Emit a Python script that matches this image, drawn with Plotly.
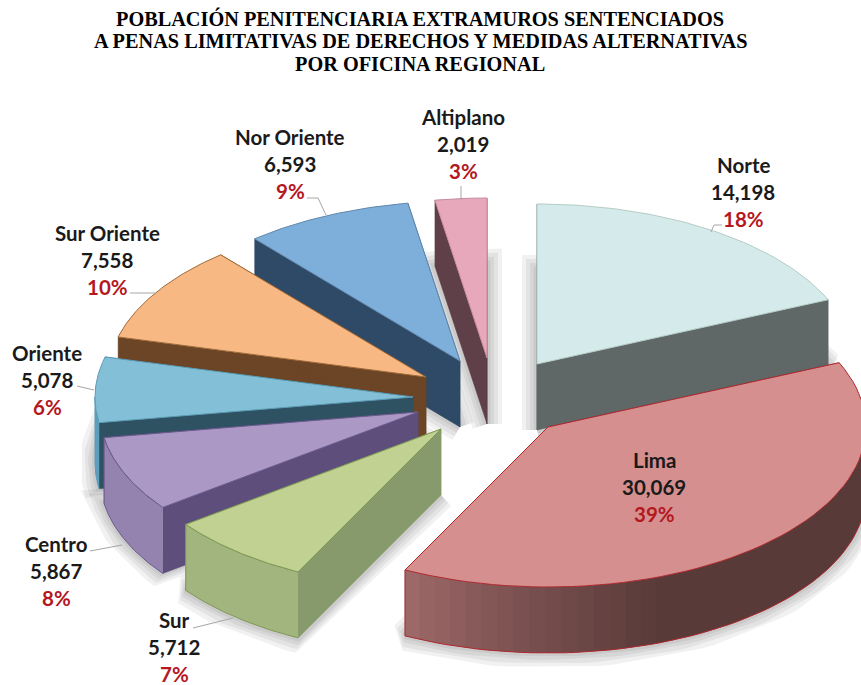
import numpy as np
import plotly.graph_objects as go

# Values, in clockwise order from twelve o'clock
regiones = ['Norte', 'Lima', 'Sur', 'Centro', 'Oriente', 'Sur Oriente', 'Nor Oriente', 'Altiplano']
poblacion = [14198, 30069, 5712, 5867, 5078, 7558, 6593, 2019]
porcentaje = ['18%', '39%', '7%', '8%', '6%', '10%', '9%', '3%']
titulo = [
    'POBLACIÓN PENITENCIARIA EXTRAMUROS SENTENCIADOS',
    'A PENAS LIMITATIVAS DE DERECHOS Y MEDIDAS ALTERNATIVAS',
    'POR OFICINA REGIONAL',
]

# Look of the pie: where each exploded slice has its apex, and its colours
apex_x = [537, 548, 441, 418, 413, 426, 460, 487]
apex_y = [364, 427, 429, 412, 397, 377, 361, 358]
COLOR_TOP = ['#D5EAEA', '#D48F8E', '#C0D191', '#AB98C5', '#83C0D8', '#F7B884', '#7EAEDA', '#E7A8BB']
COLOR_EDGE = ['#B5CCC4', '#B02A30', '#7F9A55', '#6C5A8F', '#5C9CB5', '#A06A38', '#5F87AC', '#C88A9E']
COLOR_FACE = ['#5F6767', '#5A3C3A', '#879A6B', '#5E4E7C', '#2F5263', '#6B4526', '#2E4A66', '#5F3F48']
COLOR_RIM = ['#5F6767', '#583A38', '#A3B57E', '#9483AE', '#5E9EBD', '#6B4526', '#2E4A66', '#5F3F48']
DRAW_ORDER = [7, 6, 5, 4, 3, 2, 0, 1]

RADIUS_X, RADIUS_Y = 318, 160
DEPTH = 66

label_x = [743, 654, 174, 56, 47, 107, 290, 463]
label_y = [165, 460, 620, 544, 353, 233, 137, 117]
LINE_GAP = 27
leaders = [
    'M 722 225 L 714 225 L 711 232',
    'M 193 628 L 233 618',
    'M 90 551 L 122 545',
    'M 77 386 L 94 390',
    'M 130 293 L 155 293',
    'M 307 198 L 318 198 L 326 215',
    'M 461 186 L 461 200',
]


def rim(ox, oy, start, end, n=60):
    t = np.radians(np.linspace(start, end, n))
    return ox + RADIUS_X * np.sin(t), oy - RADIUS_Y * np.cos(t)


def poly(fig, xs, ys, fill, edge, width=1.0):
    fig.add_trace(go.Scatter(x=xs, y=ys, mode='lines', fill='toself', fillcolor=fill,
                             line=dict(color=edge, width=width), hoverinfo='skip', showlegend=False))


def blend(a, b, f):
    ca = [int(a[i:i + 2], 16) for i in (1, 3, 5)]
    cb = [int(b[i:i + 2], 16) for i in (1, 3, 5)]
    return 'rgb(%d,%d,%d)' % tuple(x + (y - x) * f for x, y in zip(ca, cb))


fig = go.Figure()

edges = np.concatenate([[0], np.cumsum(poblacion) / np.sum(poblacion) * 360])

# soft ground shadow, the base of each slice with a few faint wide strokes
for i in DRAW_ORDER:
    ox, oy = apex_x[i], apex_y[i]
    rx, ry = rim(ox, oy, edges[i], edges[i + 1])
    for w in (30, 22, 14, 7):
        poly(fig, [ox] + list(rx) + [ox], [oy + DEPTH] + list(ry + DEPTH) + [oy + DEPTH],
             'rgba(0,0,0,0.03)', 'rgba(0,0,0,0.055)', w)

for i in DRAW_ORDER:
    start, end = edges[i], edges[i + 1]
    ox, oy = apex_x[i], apex_y[i]

    # flat sides running from the apex to the rim
    for ang in (start, end):
        rx, ry = rim(ox, oy, ang, ang, 1)
        poly(fig, [ox, rx[0], rx[0], ox, ox], [oy, ry[0], ry[0] + DEPTH, oy + DEPTH, oy],
             COLOR_FACE[i], COLOR_FACE[i], 0.5)

    # curved side, only the part facing the viewer
    lo, hi = max(start, 90), min(end, 270)
    if hi > lo:
        if regiones[i] == 'Lima':
            steps = np.linspace(lo, hi, 41)
            for k in range(40):
                # each strip runs on under the next one so no seams show
                rx, ry = rim(ox, oy, steps[k], steps[min(k + 2, 40)], 5)
                f = min(1, max(0, (rx[0] - 405) / 265))
                col = blend('#A56E6E', COLOR_RIM[i], f ** 0.8)
                poly(fig, list(rx) + list(rx[::-1]), list(ry) + list(ry[::-1] + DEPTH), col, col, 0)
            rx, ry = rim(ox, oy, lo, hi)
            fig.add_trace(go.Scatter(x=rx, y=ry + DEPTH, mode='lines', hoverinfo='skip', showlegend=False,
                                     line=dict(color=COLOR_EDGE[i], width=1)))
            fig.add_trace(go.Scatter(x=[rx[-1], rx[-1]], y=[ry[-1], ry[-1] + DEPTH], mode='lines',
                                     hoverinfo='skip', showlegend=False, line=dict(color=COLOR_EDGE[i], width=1)))
        else:
            rx, ry = rim(ox, oy, lo, hi)
            poly(fig, list(rx) + list(rx[::-1]), list(ry) + list(ry[::-1] + DEPTH), COLOR_RIM[i], COLOR_EDGE[i])

    # top of the slice
    rx, ry = rim(ox, oy, start, end)
    poly(fig, [ox] + list(rx) + [ox], [oy] + list(ry) + [oy], COLOR_TOP[i], COLOR_EDGE[i])

annotations = []
for i, nombre in enumerate(regiones):
    lines = [(nombre, '#1A1A1A'), (f'{poblacion[i]:,}', '#1A1A1A'), (porcentaje[i], '#B5171F')]
    for k, (text, color) in enumerate(lines):
        annotations.append(dict(x=label_x[i], y=label_y[i] + k * LINE_GAP, text=f'<b>{text}</b>', showarrow=False,
                                xanchor='center', yanchor='middle',
                                font=dict(family='Lato', size=20.5, color=color)))

for text, y in zip(titulo, [18, 41, 64]):
    annotations.append(dict(x=420, y=y, text=f'<b>{text}</b>', showarrow=False, xanchor='center', yanchor='middle',
                            font=dict(family='Liberation Serif', size=20.3, color='#000000')))

fig.update_layout(
    width=861, height=685,
    margin=dict(l=0, r=0, t=0, b=0),
    paper_bgcolor='white', plot_bgcolor='white',
    showlegend=False,
    xaxis=dict(range=[0, 861], visible=False, fixedrange=True),
    yaxis=dict(range=[685, 0], visible=False, fixedrange=True),
    annotations=annotations,
    shapes=[dict(type='path', path=p, line=dict(color='#A6A6A6', width=1)) for p in leaders],
)

fig.write_html("out.html", config=dict(displayModeBar=False), post_script="document.body.style.margin='0';")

§ §

• **DIRECTIONS FOR THIS TASK**:
Extract the full listing exactly, with the pictures left out.

• **COMPLETE OUTPUT**:
Emit a Python script that matches this image, drawn with Plotly.
import numpy as np
import plotly.graph_objects as go

# Values, in clockwise order from twelve o'clock
regiones = ['Norte', 'Lima', 'Sur', 'Centro', 'Oriente', 'Sur Oriente', 'Nor Oriente', 'Altiplano']
poblacion = [14198, 30069, 5712, 5867, 5078, 7558, 6593, 2019]
porcentaje = ['18%', '39%', '7%', '8%', '6%', '10%', '9%', '3%']
titulo = [
    'POBLACIÓN PENITENCIARIA EXTRAMUROS SENTENCIADOS',
    'A PENAS LIMITATIVAS DE DERECHOS Y MEDIDAS ALTERNATIVAS',
    'POR OFICINA REGIONAL',
]

# Look of the pie: where each exploded slice has its apex, and its colours
apex_x = [537, 548, 441, 418, 413, 426, 460, 487]
apex_y = [364, 427, 429, 412, 397, 377, 361, 358]
COLOR_TOP = ['#D5EAEA', '#D48F8E', '#C0D191', '#AB98C5', '#83C0D8', '#F7B884', '#7EAEDA', '#E7A8BB']
COLOR_EDGE = ['#B5CCC4', '#B02A30', '#7F9A55', '#6C5A8F', '#5C9CB5', '#A06A38', '#5F87AC', '#C88A9E']
COLOR_FACE = ['#5F6767', '#5A3C3A', '#879A6B', '#5E4E7C', '#2F5263', '#6B4526', '#2E4A66', '#5F3F48']
COLOR_RIM = ['#5F6767', '#583A38', '#A3B57E', '#9483AE', '#5E9EBD', '#6B4526', '#2E4A66', '#5F3F48']
DRAW_ORDER = [7, 6, 5, 4, 3, 2, 0, 1]

RADIUS_X, RADIUS_Y = 318, 160
DEPTH = 66

label_x = [743, 654, 174, 56, 47, 107, 290, 463]
label_y = [165, 460, 620, 544, 353, 233, 137, 117]
LINE_GAP = 27
leaders = [
    'M 722 225 L 714 225 L 711 232',
    'M 193 628 L 233 618',
    'M 90 551 L 122 545',
    'M 77 386 L 94 390',
    'M 130 293 L 155 293',
    'M 307 198 L 318 198 L 326 215',
    'M 461 186 L 461 200',
]


def rim(ox, oy, start, end, n=60):
    t = np.radians(np.linspace(start, end, n))
    return ox + RADIUS_X * np.sin(t), oy - RADIUS_Y * np.cos(t)


def poly(fig, xs, ys, fill, edge, width=1.0):
    fig.add_trace(go.Scatter(x=xs, y=ys, mode='lines', fill='toself', fillcolor=fill,
                             line=dict(color=edge, width=width), hoverinfo='skip', showlegend=False))


def blend(a, b, f):
    ca = [int(a[i:i + 2], 16) for i in (1, 3, 5)]
    cb = [int(b[i:i + 2], 16) for i in (1, 3, 5)]
    return 'rgb(%d,%d,%d)' % tuple(x + (y - x) * f for x, y in zip(ca, cb))


fig = go.Figure()

edges = np.concatenate([[0], np.cumsum(poblacion) / np.sum(poblacion) * 360])

# soft ground shadow, the base of each slice with a few faint wide strokes
for i in DRAW_ORDER:
    ox, oy = apex_x[i], apex_y[i]
    rx, ry = rim(ox, oy, edges[i], edges[i + 1])
    for w in (30, 22, 14, 7):
        poly(fig, [ox] + list(rx) + [ox], [oy + DEPTH] + list(ry + DEPTH) + [oy + DEPTH],
             'rgba(0,0,0,0.03)', 'rgba(0,0,0,0.055)', w)

for i in DRAW_ORDER:
    start, end = edges[i], edges[i + 1]
    ox, oy = apex_x[i], apex_y[i]

    # flat sides running from the apex to the rim
    for ang in (start, end):
        rx, ry = rim(ox, oy, ang, ang, 1)
        poly(fig, [ox, rx[0], rx[0], ox, ox], [oy, ry[0], ry[0] + DEPTH, oy + DEPTH, oy],
             COLOR_FACE[i], COLOR_FACE[i], 0.5)

    # curved side, only the part facing the viewer
    lo, hi = max(start, 90), min(end, 270)
    if hi > lo:
        if regiones[i] == 'Lima':
            steps = np.linspace(lo, hi, 41)
            for k in range(40):
                # each strip runs on under the next one so no seams show
                rx, ry = rim(ox, oy, steps[k], steps[min(k + 2, 40)], 5)
                f = min(1, max(0, (rx[0] - 405) / 265))
                col = blend('#A56E6E', COLOR_RIM[i], f ** 0.8)
                poly(fig, list(rx) + list(rx[::-1]), list(ry) + list(ry[::-1] + DEPTH), col, col, 0)
            rx, ry = rim(ox, oy, lo, hi)
            fig.add_trace(go.Scatter(x=rx, y=ry + DEPTH, mode='lines', hoverinfo='skip', showlegend=False,
                                     line=dict(color=COLOR_EDGE[i], width=1)))
            fig.add_trace(go.Scatter(x=[rx[-1], rx[-1]], y=[ry[-1], ry[-1] + DEPTH], mode='lines',
                                     hoverinfo='skip', showlegend=False, line=dict(color=COLOR_EDGE[i], width=1)))
        else:
            rx, ry = rim(ox, oy, lo, hi)
            poly(fig, list(rx) + list(rx[::-1]), list(ry) + list(ry[::-1] + DEPTH), COLOR_RIM[i], COLOR_EDGE[i])

    # top of the slice
    rx, ry = rim(ox, oy, start, end)
    poly(fig, [ox] + list(rx) + [ox], [oy] + list(ry) + [oy], COLOR_TOP[i], COLOR_EDGE[i])

annotations = []
for i, nombre in enumerate(regiones):
    lines = [(nombre, '#1A1A1A'), (f'{poblacion[i]:,}', '#1A1A1A'), (porcentaje[i], '#B5171F')]
    for k, (text, color) in enumerate(lines):
        annotations.append(dict(x=label_x[i], y=label_y[i] + k * LINE_GAP, text=f'<b>{text}</b>', showarrow=False,
                                xanchor='center', yanchor='middle',
                                font=dict(family='Lato', size=20.5, color=color)))

for text, y in zip(titulo, [18, 41, 64]):
    annotations.append(dict(x=420, y=y, text=f'<b>{text}</b>', showarrow=False, xanchor='center', yanchor='middle',
                            font=dict(family='Liberation Serif', size=20.3, color='#000000')))

fig.update_layout(
    width=861, height=685,
    margin=dict(l=0, r=0, t=0, b=0),
    paper_bgcolor='white', plot_bgcolor='white',
    showlegend=False,
    xaxis=dict(range=[0, 861], visible=False, fixedrange=True),
    yaxis=dict(range=[685, 0], visible=False, fixedrange=True),
    annotations=annotations,
    shapes=[dict(type='path', path=p, line=dict(color='#A6A6A6', width=1)) for p in leaders],
)

fig.write_html("out.html", config=dict(displayModeBar=False), post_script="document.body.style.margin='0';")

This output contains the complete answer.